Set task:
Without any pictures, restate the lines from the one containing "Emit a web page" to the one containing "const watermark = '价值星球';", word for word, ends included.

---- Material

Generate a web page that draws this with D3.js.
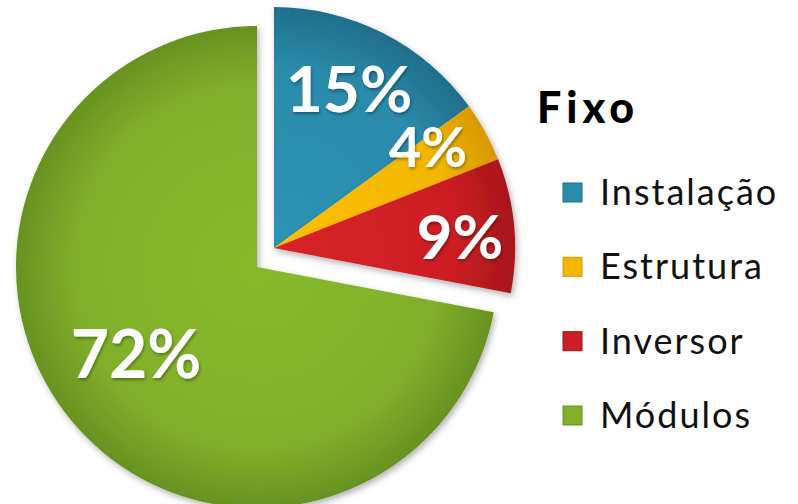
<!DOCTYPE html>
<html><head><meta charset="utf-8">
<script src="https://cdn.jsdelivr.net/npm/d3@7"></script>
<style>html,body{margin:0;padding:0;background:#fff;}svg{display:block;}</style>
</head><body>
<script>
const title = "Fixo";
const categories = ["Instalação", "Estrutura", "Inversor", "Módulos"];
const values = [15, 4, 9, 72];
const labels = ["15%", "4%", "9%", "72%"];
const colors = ["#2b8bab", "#f2b705", "#cc1f24", "#80b02a"];
const darkColors = ["#1f6f8c", "#d99a00", "#a8161a", "#679322"];

const W = 798, H = 504;
const svg = d3.select("body").append("svg").attr("width", W).attr("height", H);
const defs = svg.append("defs");

const f = defs.append("filter").attr("id","sh").attr("x","-20%").attr("y","-20%").attr("width","140%").attr("height","140%");
f.append("feDropShadow").attr("dx",2).attr("dy",3).attr("stdDeviation",3).attr("flood-color","#000").attr("flood-opacity",0.3);
const tf = defs.append("filter").attr("id","tsh").attr("x","-20%").attr("y","-20%").attr("width","140%").attr("height","140%");
tf.append("feDropShadow").attr("dx",1).attr("dy",2).attr("stdDeviation",1.5).attr("flood-color","#000").attr("flood-opacity",0.35);

colors.forEach((c,i)=>{
  const g = defs.append("radialGradient").attr("id","g"+i)
    .attr("gradientUnits","userSpaceOnUse").attr("cx",0).attr("cy",0).attr("r",240);
  g.append("stop").attr("offset","0%").attr("stop-color", d3.color(c).brighter(0.15));
  g.append("stop").attr("offset","75%").attr("stop-color", c);
  g.append("stop").attr("offset","100%").attr("stop-color", darkColors[i]);
});

const cx = 257, cy = 267, R = 241;
const explode = {dx: 17, dy: -19};

const pie = d3.pie().sort(null).value(d=>d)(values);
const arc = d3.arc().innerRadius(0).outerRadius(R);

const gPie = svg.append("g").attr("transform",`translate(${cx},${cy})`);
pie.forEach((p,i)=>{
  const ex = i < 3;
  gPie.append("path")
    .attr("d", arc(p))
    .attr("transform", ex ? `translate(${explode.dx},${explode.dy})` : null)
    .attr("fill", `url(#g${i})`)
    .attr("filter","url(#sh)");
});

// labels
const labelPos = [
  {x: 349, y: 112, s: 64},
  {x: 428, y: 167, s: 56},
  {x: 460, y: 259, s: 62},
  {x: 136, y: 378, s: 66}
];
labels.forEach((t,i)=>{
  svg.append("text").attr("x", labelPos[i].x).attr("y", labelPos[i].y)
    .attr("text-anchor","middle")
    .attr("font-family","Lato, 'Open Sans', sans-serif").attr("font-weight","bold")
    .attr("font-size", labelPos[i].s).attr("fill","#fff")
    .attr("filter","url(#tsh)")
    .text(t);
});

// legend
svg.append("text").attr("x",537).attr("y",123)
  .attr("font-family","Lato, 'Open Sans', sans-serif").attr("font-weight","900")
  .attr("font-size",43).attr("letter-spacing",5).attr("fill","#000").text(title);

const ly = d3.scalePoint().domain(categories).range([205, 428]);
categories.forEach((c,i)=>{
  const y = ly(c);
  svg.append("rect").attr("x",563).attr("y",y-22).attr("width",19).attr("height",19)
    .attr("fill",colors[i]).attr("stroke",darkColors[i]).attr("stroke-width",1);
  svg.append("text").attr("x",600).attr("y",y)
    .attr("font-family","Lato, 'Open Sans', sans-serif")
    .attr("font-size",36).attr("letter-spacing",2).attr("fill","#111").text(c);
});
</script>
</body></html>
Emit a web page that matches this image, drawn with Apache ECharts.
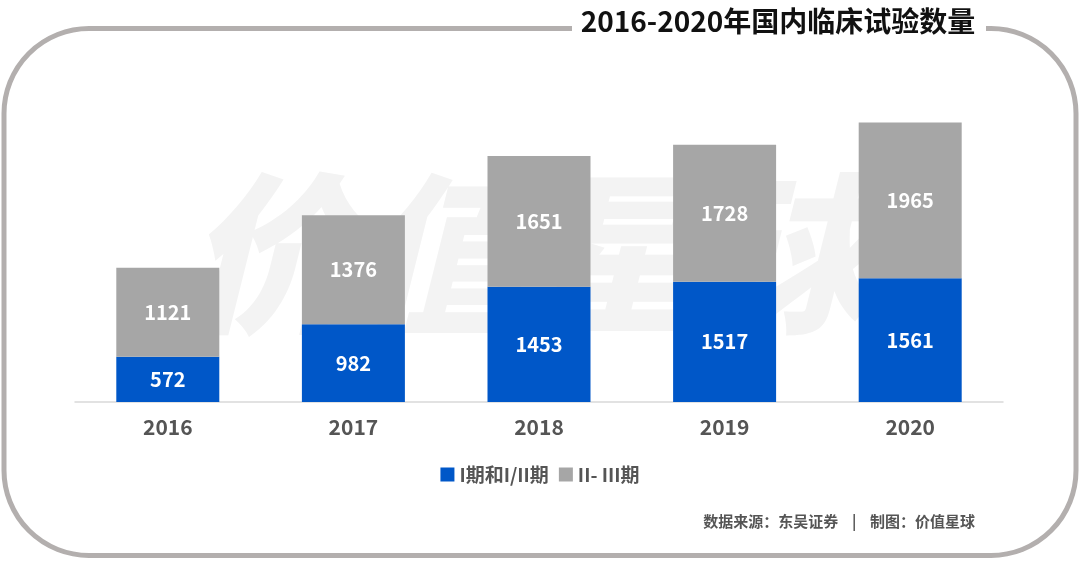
<!DOCTYPE html>
<html><head><meta charset="utf-8">
<script src="https://cdn.jsdelivr.net/npm/echarts@6/dist/echarts.min.js"></script>
<style>html,body{margin:0;padding:0;background:#fff}#c{width:1080px;height:563px}</style>
</head><body><div id="c"></div>
<script>
const categories = ['2016','2017','2018','2019','2020'];
const phaseI = [572, 982, 1453, 1517, 1561];
const phaseII = [1121, 1376, 1651, 1728, 1965];
const seriesNames = ['I期和I/II期', 'II- III期'];
const titleText = '2016-2020年国内临床试验数量';
const footerText = '数据来源：东吴证券    |    制图：价值星球';
const watermark = '价值星球';

const font = '"Noto Sans CJK SC", "Noto Sans", sans-serif';
const chart = echarts.init(document.getElementById('c'), null, {renderer: 'canvas'});
const labelStyle = {show: true, position: 'inside', color: '#fff', fontSize: 20, fontWeight: 'bold', fontFamily: font};
chart.setOption({
  animation: false,
  backgroundColor: '#fff',
  textStyle: {fontFamily: font},
  graphic: [
    {type: 'text', z: -10, left: 185, top: 168, style: {text: watermark, fontSize: 172, fontWeight: 900, fontStyle: 'italic', fontFamily: font, fill: '#f3f3f3'}},
    {type: 'rect', z: 10, shape: {x: 4, y: 28.5, width: 1072, height: 527, r: 85}, style: {fill: 'none', stroke: '#b3afae', lineWidth: 5}},
    {type: 'rect', z: 11, shape: {x: 572, y: 20, width: 414, height: 20}, style: {fill: '#fff'}},
    {type: 'text', z: 12, x: 778, y: 21, style: {text: titleText, fontSize: 28, fontWeight: 'bold', fontFamily: font, fill: '#111', align: 'center', verticalAlign: 'middle'}},
    {type: 'text', z: 12, x: 975, y: 521, style: {text: footerText, fontSize: 15, fontWeight: 'bold', fontFamily: font, fill: '#555', align: 'right', verticalAlign: 'middle'}}
  ],
  legend: {
    data: seriesNames, left: 'center', top: 460, itemWidth: 14, itemHeight: 14, itemGap: 10,
    icon: 'rect',
    textStyle: {fontSize: 19, fontWeight: 'bold', color: '#555', fontFamily: font}
  },
  grid: {left: 75, right: 77, top: 85, bottom: 161},
  xAxis: {
    type: 'category', data: categories,
    axisLine: {lineStyle: {color: '#d9d9d9', width: 1.5}},
    axisTick: {show: false},
    axisLabel: {color: '#555', fontSize: 21, fontWeight: 'bold', margin: 15, fontFamily: font}
  },
  yAxis: {type: 'value', min: 0, max: 4000, show: false, splitLine: {show: false}},
  series: [
    {name: seriesNames[0], type: 'bar', stack: 't', data: phaseI, barWidth: 103, itemStyle: {color: '#0057c8'}, label: labelStyle},
    {name: seriesNames[1], type: 'bar', stack: 't', data: phaseII, barWidth: 103, itemStyle: {color: '#a6a6a6'}, label: labelStyle}
  ]
});
</script></body></html>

--------

Exercise response:
Emit a web page that matches this image, drawn with Apache ECharts.
<!DOCTYPE html>
<html><head><meta charset="utf-8">
<script src="https://cdn.jsdelivr.net/npm/echarts@6/dist/echarts.min.js"></script>
<style>html,body{margin:0;padding:0;background:#fff}#c{width:1080px;height:563px}</style>
</head><body><div id="c"></div>
<script>
const categories = ['2016','2017','2018','2019','2020'];
const phaseI = [572, 982, 1453, 1517, 1561];
const phaseII = [1121, 1376, 1651, 1728, 1965];
const seriesNames = ['I期和I/II期', 'II- III期'];
const titleText = '2016-2020年国内临床试验数量';
const footerText = '数据来源：东吴证券    |    制图：价值星球';
const watermark = '价值星球';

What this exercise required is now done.